## Start Material provided

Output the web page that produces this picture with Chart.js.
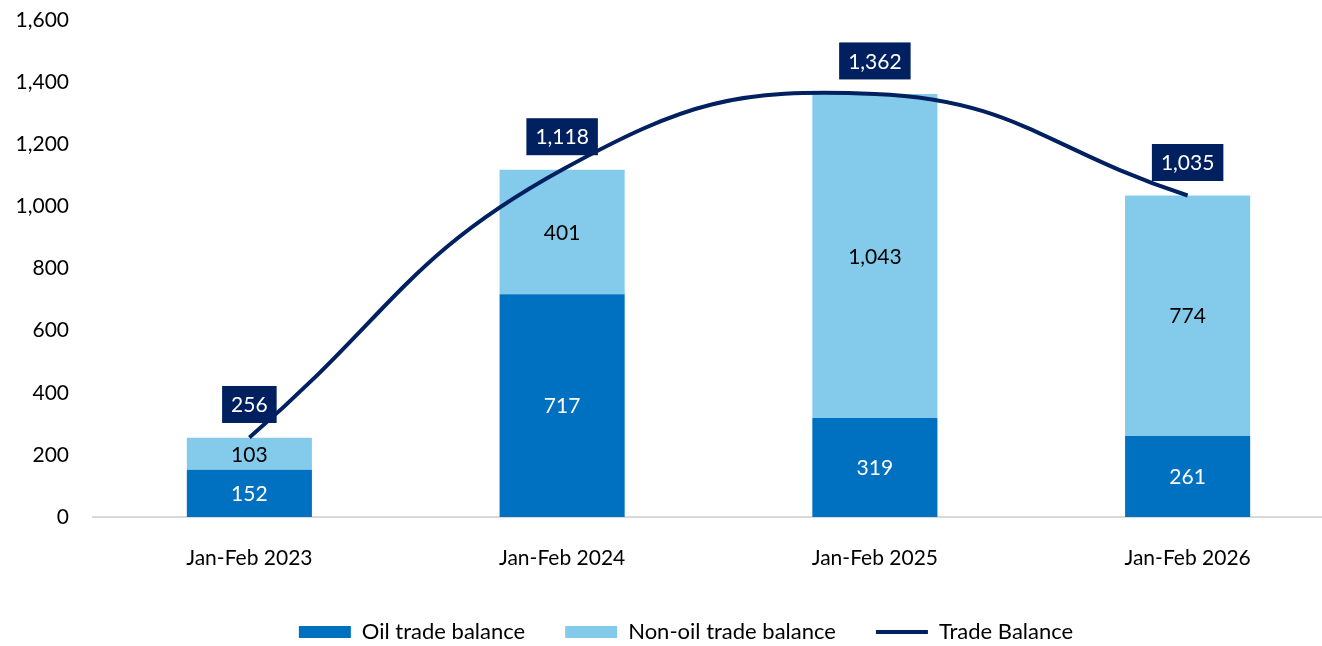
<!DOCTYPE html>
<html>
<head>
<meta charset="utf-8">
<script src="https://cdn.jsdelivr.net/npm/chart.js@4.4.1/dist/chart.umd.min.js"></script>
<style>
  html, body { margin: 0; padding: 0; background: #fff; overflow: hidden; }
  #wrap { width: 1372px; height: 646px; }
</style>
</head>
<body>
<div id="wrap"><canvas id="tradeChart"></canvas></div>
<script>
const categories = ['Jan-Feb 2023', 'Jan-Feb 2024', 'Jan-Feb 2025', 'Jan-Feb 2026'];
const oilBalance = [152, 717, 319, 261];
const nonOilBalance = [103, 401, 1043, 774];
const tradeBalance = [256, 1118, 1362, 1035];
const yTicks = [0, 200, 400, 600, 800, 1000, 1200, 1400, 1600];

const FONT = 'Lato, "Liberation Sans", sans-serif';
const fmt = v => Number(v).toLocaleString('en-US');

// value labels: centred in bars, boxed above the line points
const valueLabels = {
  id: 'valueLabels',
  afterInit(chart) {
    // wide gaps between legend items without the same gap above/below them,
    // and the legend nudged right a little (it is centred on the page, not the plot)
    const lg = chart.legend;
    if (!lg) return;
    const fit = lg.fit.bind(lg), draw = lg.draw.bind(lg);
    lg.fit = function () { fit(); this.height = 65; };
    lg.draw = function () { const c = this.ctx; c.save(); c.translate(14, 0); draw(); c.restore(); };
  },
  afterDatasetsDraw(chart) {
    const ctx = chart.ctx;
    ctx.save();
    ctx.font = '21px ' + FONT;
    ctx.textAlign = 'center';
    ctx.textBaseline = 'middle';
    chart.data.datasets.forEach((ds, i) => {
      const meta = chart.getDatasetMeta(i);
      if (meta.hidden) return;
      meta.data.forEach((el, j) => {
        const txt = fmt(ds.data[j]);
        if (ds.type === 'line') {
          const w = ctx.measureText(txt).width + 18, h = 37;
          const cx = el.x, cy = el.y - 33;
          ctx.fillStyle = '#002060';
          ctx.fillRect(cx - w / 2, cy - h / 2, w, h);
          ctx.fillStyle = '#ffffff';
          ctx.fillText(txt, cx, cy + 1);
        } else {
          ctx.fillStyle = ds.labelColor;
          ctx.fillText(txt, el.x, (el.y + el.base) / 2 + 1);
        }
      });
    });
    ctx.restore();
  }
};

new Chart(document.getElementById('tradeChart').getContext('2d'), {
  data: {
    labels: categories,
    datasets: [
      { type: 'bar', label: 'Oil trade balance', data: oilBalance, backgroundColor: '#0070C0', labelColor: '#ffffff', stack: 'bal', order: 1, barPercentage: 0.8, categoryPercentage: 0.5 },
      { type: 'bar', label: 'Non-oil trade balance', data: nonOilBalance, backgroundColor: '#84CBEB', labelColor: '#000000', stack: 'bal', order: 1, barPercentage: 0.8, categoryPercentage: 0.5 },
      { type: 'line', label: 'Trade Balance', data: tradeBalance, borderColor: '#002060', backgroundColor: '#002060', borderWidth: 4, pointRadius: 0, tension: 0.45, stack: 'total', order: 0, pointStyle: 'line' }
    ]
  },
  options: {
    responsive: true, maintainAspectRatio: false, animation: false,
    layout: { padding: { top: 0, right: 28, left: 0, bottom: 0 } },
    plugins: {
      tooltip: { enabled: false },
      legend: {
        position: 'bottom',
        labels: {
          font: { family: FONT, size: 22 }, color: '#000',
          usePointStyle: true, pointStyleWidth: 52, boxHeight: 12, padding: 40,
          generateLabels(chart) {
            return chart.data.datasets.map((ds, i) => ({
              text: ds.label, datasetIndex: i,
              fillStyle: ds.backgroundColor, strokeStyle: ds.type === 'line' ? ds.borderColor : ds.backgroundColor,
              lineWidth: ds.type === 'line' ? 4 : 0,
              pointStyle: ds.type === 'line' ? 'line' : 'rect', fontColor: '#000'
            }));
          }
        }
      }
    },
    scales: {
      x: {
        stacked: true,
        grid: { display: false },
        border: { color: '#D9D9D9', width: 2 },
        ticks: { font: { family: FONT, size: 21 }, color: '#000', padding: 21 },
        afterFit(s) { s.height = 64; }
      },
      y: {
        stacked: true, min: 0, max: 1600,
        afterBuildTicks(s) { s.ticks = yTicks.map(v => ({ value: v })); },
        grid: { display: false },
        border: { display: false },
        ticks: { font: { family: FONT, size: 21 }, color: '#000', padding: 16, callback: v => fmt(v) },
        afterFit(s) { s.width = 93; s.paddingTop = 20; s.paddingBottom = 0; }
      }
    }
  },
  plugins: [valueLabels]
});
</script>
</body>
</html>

## End Material provided

■ **Task instructions**: Begin at the top of the material above and output each line exactly, stopping after the line that holds "const fmt = v". Leave out pictures.

■ **The answer**:
Output the web page that produces this picture with Chart.js.
<!DOCTYPE html>
<html>
<head>
<meta charset="utf-8">
<script src="https://cdn.jsdelivr.net/npm/chart.js@4.4.1/dist/chart.umd.min.js"></script>
<style>
  html, body { margin: 0; padding: 0; background: #fff; overflow: hidden; }
  #wrap { width: 1372px; height: 646px; }
</style>
</head>
<body>
<div id="wrap"><canvas id="tradeChart"></canvas></div>
<script>
const categories = ['Jan-Feb 2023', 'Jan-Feb 2024', 'Jan-Feb 2025', 'Jan-Feb 2026'];
const oilBalance = [152, 717, 319, 261];
const nonOilBalance = [103, 401, 1043, 774];
const tradeBalance = [256, 1118, 1362, 1035];
const yTicks = [0, 200, 400, 600, 800, 1000, 1200, 1400, 1600];

const FONT = 'Lato, "Liberation Sans", sans-serif';
const fmt = v => Number(v).toLocaleString('en-US');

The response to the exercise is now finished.